The National Day of Service is on Saturday, January 19, 2013.  This is an important day as it honors Dr. King’s life and deeds.   This year it is even more special because both Dr. Martin Luther King, Jr. Day and the Presidential Inauguration will occur on Monday, January 21, 2013.  The National Day of Service came about because President Barack Obama made it official.  We have been celebrating Dr. King’s birthday for 19 years officially.  President Bill Clinton, the 42nd President of the United States, made Dr. King’s birthday an official holiday.  The National Chairperson of the National Day of Service is Chelsea Clinton, daughter of President Bill Clinton and Hillary Rodham Clinton, the 67th United States Secretary of State.

There are many ways you can volunteer in your community and even at school.  You don’t have to wait for a special day.  One of the ways is through the programs at Ward School such as Safety Squad, Mobile Unit, Student Store, Lunch Squad, Service Squad 1 and 2, and the Peer Mediation Program.  Besides volunteering in our community and for the United Service Organization (USO),   I am volunteering at school by being on the Safety Squad.  I have also participated for three years with the Peer Mediation Program.  I know I am not the only person who volunteers and I like the feeling of knowing that there are other people who serve our school, community, and country.

I interviewed Mrs. Tara Fishler who trained me to become a Peer Mediator.  The Peer Mediation Program has been at Ward for three years.  Mrs. Fishler’s business, “Customized Training Solutions” ( has been in business for ten years and she has been a Mediator for twenty years. She is a conflict resolution specialist.  A Peer Mediator is someone who is trained to help their peers solve conflict in a safe environment.  That means they work to help resolve problems and disputes.   Students at Ward who are trained by Mrs. Fishler wear blue vests on the playground and students who are in a conflict come to them for help.  Mrs. Fishler was trained as a Parent-Child Mediator in law school in New Hampshire.  She ran school mediation programs that for seven years for an agency before starting her own company.

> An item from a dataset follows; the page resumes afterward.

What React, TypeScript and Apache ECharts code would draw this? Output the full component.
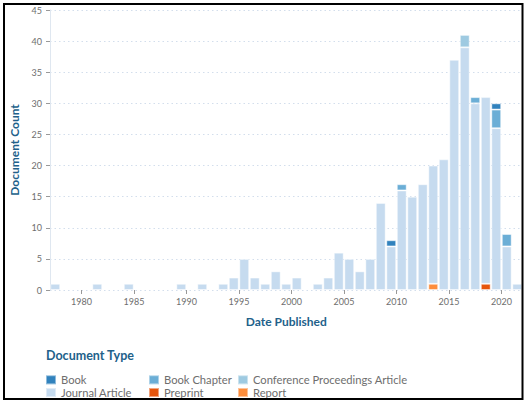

I asked her how she became interested in Peer Mediation.   She said she had always wanted to work with children.  She had either wanted to become a Social Worker or a lawyer and she chose law.  While in law school she took a mediation course and decided to become a Mediator. I asked her, “How does Peer Mediation help kids?”   She said that it helps in three ways.  1.  For the students themselves, it helps them to solve conflicts, and remain calm within themselves.  They like to be able to help other students.  2.  It helps the disputants.  They have someone they trust their own age to talk to.  3.  It helps the school as a community because the teacher’s don’t have to solve all of the conflicts. I also asked her if she liked working with kids better than adults in Peer Mediation.  Mrs. Fishler said that she actually works with both but likes working in schools.  She said, “Working with kids, you give them skills they can have for the rest of their lives.  Working with teachers, they can pass those skills on to their students.”  My last question was about what Mrs. Fishler is doing for the National Day of Service.  She said that her temple is doing something on Sunday, and that it is also her wedding anniversary.  She made the point of saying, “Peer Mediators give up their time from playing to volunteer.  They give a lot of themselves.”  Mrs. Fishler volunteers her time for the Westchester Human Rights Commission in White Plains.

Peer Mediation is a valuable program and should continue at Ward because kids should have the opportunity to learn about skills that are essential for life.  When they graduate from training, they get the reward of self-confidence, helping their community, and working.  If the program continues, kids who graduate from Ward will be proud to be an alumnus.  Due to budget cuts this program might not be here next year.